| Task details |
Restate the data below word for word. Skip any images it contains.

| Dataset excerpt |
· · ·

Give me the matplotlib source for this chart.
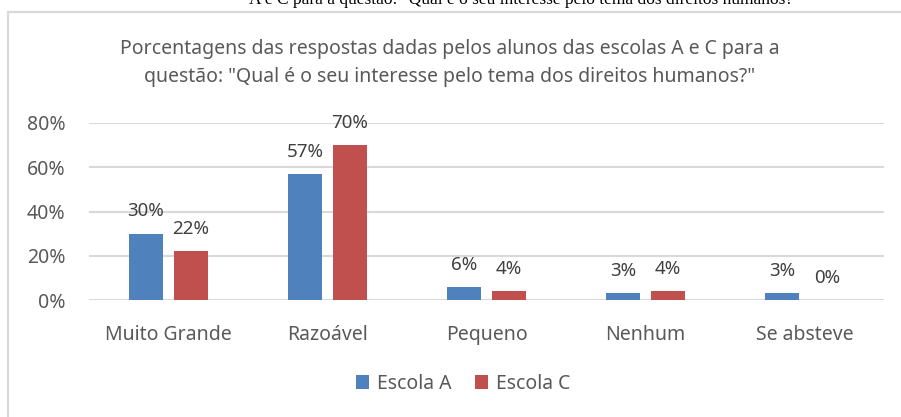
import numpy as np
import matplotlib
matplotlib.use("Agg")
from matplotlib import pyplot as plt
from matplotlib.patches import Rectangle

categorias = ["Muito Grande", "Razoável", "Pequeno", "Nenhum", "Se absteve"]
escola_a = [0.30, 0.57, 0.06, 0.03, 0.03]
escola_c = [0.22, 0.70, 0.04, 0.04, 0.00]
yticks = [0.0, 0.2, 0.4, 0.6, 0.8]

W, H = 901, 417
cor_a = "#4f81bd"
cor_c = "#c0504d"
cinza = "#595959"

plt.rcParams['font.family'] = ['Noto Sans', 'DejaVu Sans']

fig = plt.figure(figsize=(W / 100, H / 100), dpi=100)

# frame of the embedded chart
fig.patches.append(Rectangle((7.5 / W, -0.1), 1.0, (H - 11.5) / H + 0.1,
                             transform=fig.transFigure, fill=False,
                             edgecolor="#d9d9d9", linewidth=1.5))

# cut-off caption line above the chart
fig.text(525 / W, 1 - 4 / H,
         'A e C para a questão: "Qual é o seu interesse pelo tema dos direitos humanos?"',
         ha="center", va="baseline", fontsize=12.5, family="Liberation Serif",
         color="black")

# title
fig.text(450 / W, 1 - 63 / H,
         'Porcentagens das respostas dadas pelos alunos das escolas A e C para a\n'
         'questão: "Qual é o seu interesse pelo tema dos direitos humanos?"',
         ha="center", va="center", fontsize=14, color=cinza, linespacing=1.5)

left, right = 89 / W, 884 / W
bottom, top = (H - 300) / H, (H - 123) / H
ax = fig.add_axes([left, bottom, right - left, top - bottom])

x = np.arange(len(categorias))
w = 0.22
off = 0.1415
ba = ax.bar(x - off, escola_a, w, color=cor_a, label="Escola A", zorder=3)
bc = ax.bar(x + off, escola_c, w, color=cor_c, label="Escola C", zorder=3)

for bars in (ba, bc):
    for b in bars:
        h = b.get_height()
        ax.annotate(f"{h * 100:.0f}%", (b.get_x() + b.get_width() / 2, h),
                    xytext=(0, 9.5), textcoords="offset points",
                    ha="center", va="bottom", fontsize=13.5, color="#404040")

ax.set_xlim(-0.5, len(categorias) - 0.5)
ax.set_ylim(0, 0.8)
ax.set_yticks(yticks)
ax.set_yticklabels([f"{v * 100:.0f}%" for v in yticks])
ax.set_xticks(x)
ax.set_xticklabels(categorias)
ax.tick_params(axis="both", length=0, labelsize=14, colors=cinza)
ax.tick_params(axis="y", pad=17)
ax.tick_params(axis="x", pad=18)
ax.grid(axis="y", color="#d9d9d9", linewidth=1.5, zorder=0)
for s in ax.spines.values():
    s.set_visible(False)

fig.legend(handles=[ba, bc], labels=["Escola A", "Escola C"],
           loc="center", bbox_to_anchor=(463 / W, 1 - 384 / H), ncol=2,
           frameon=False, fontsize=14, handlelength=0.7, handleheight=0.7,
           handletextpad=0.4, columnspacing=1.2, labelcolor=cinza)

fig.savefig("out.png", dpi=100)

· · ·

| Solution |
Give me the matplotlib source for this chart.
import numpy as np
import matplotlib
matplotlib.use("Agg")
from matplotlib import pyplot as plt
from matplotlib.patches import Rectangle

categorias = ["Muito Grande", "Razoável", "Pequeno", "Nenhum", "Se absteve"]
escola_a = [0.30, 0.57, 0.06, 0.03, 0.03]
escola_c = [0.22, 0.70, 0.04, 0.04, 0.00]
yticks = [0.0, 0.2, 0.4, 0.6, 0.8]

W, H = 901, 417
cor_a = "#4f81bd"
cor_c = "#c0504d"
cinza = "#595959"

plt.rcParams['font.family'] = ['Noto Sans', 'DejaVu Sans']

fig = plt.figure(figsize=(W / 100, H / 100), dpi=100)

# frame of the embedded chart
fig.patches.append(Rectangle((7.5 / W, -0.1), 1.0, (H - 11.5) / H + 0.1,
                             transform=fig.transFigure, fill=False,
                             edgecolor="#d9d9d9", linewidth=1.5))

# cut-off caption line above the chart
fig.text(525 / W, 1 - 4 / H,
         'A e C para a questão: "Qual é o seu interesse pelo tema dos direitos humanos?"',
         ha="center", va="baseline", fontsize=12.5, family="Liberation Serif",
         color="black")

# title
fig.text(450 / W, 1 - 63 / H,
         'Porcentagens das respostas dadas pelos alunos das escolas A e C para a\n'
         'questão: "Qual é o seu interesse pelo tema dos direitos humanos?"',
         ha="center", va="center", fontsize=14, color=cinza, linespacing=1.5)

left, right = 89 / W, 884 / W
bottom, top = (H - 300) / H, (H - 123) / H
ax = fig.add_axes([left, bottom, right - left, top - bottom])

x = np.arange(len(categorias))
w = 0.22
off = 0.1415
ba = ax.bar(x - off, escola_a, w, color=cor_a, label="Escola A", zorder=3)
bc = ax.bar(x + off, escola_c, w, color=cor_c, label="Escola C", zorder=3)

for bars in (ba, bc):
    for b in bars:
        h = b.get_height()
        ax.annotate(f"{h * 100:.0f}%", (b.get_x() + b.get_width() / 2, h),
                    xytext=(0, 9.5), textcoords="offset points",
                    ha="center", va="bottom", fontsize=13.5, color="#404040")

ax.set_xlim(-0.5, len(categorias) - 0.5)
ax.set_ylim(0, 0.8)
ax.set_yticks(yticks)
ax.set_yticklabels([f"{v * 100:.0f}%" for v in yticks])
ax.set_xticks(x)
ax.set_xticklabels(categorias)
ax.tick_params(axis="both", length=0, labelsize=14, colors=cinza)
ax.tick_params(axis="y", pad=17)
ax.tick_params(axis="x", pad=18)
ax.grid(axis="y", color="#d9d9d9", linewidth=1.5, zorder=0)
for s in ax.spines.values():
    s.set_visible(False)

fig.legend(handles=[ba, bc], labels=["Escola A", "Escola C"],
           loc="center", bbox_to_anchor=(463 / W, 1 - 384 / H), ncol=2,
           frameon=False, fontsize=14, handlelength=0.7, handleheight=0.7,
           handletextpad=0.4, columnspacing=1.2, labelcolor=cinza)

fig.savefig("out.png", dpi=100)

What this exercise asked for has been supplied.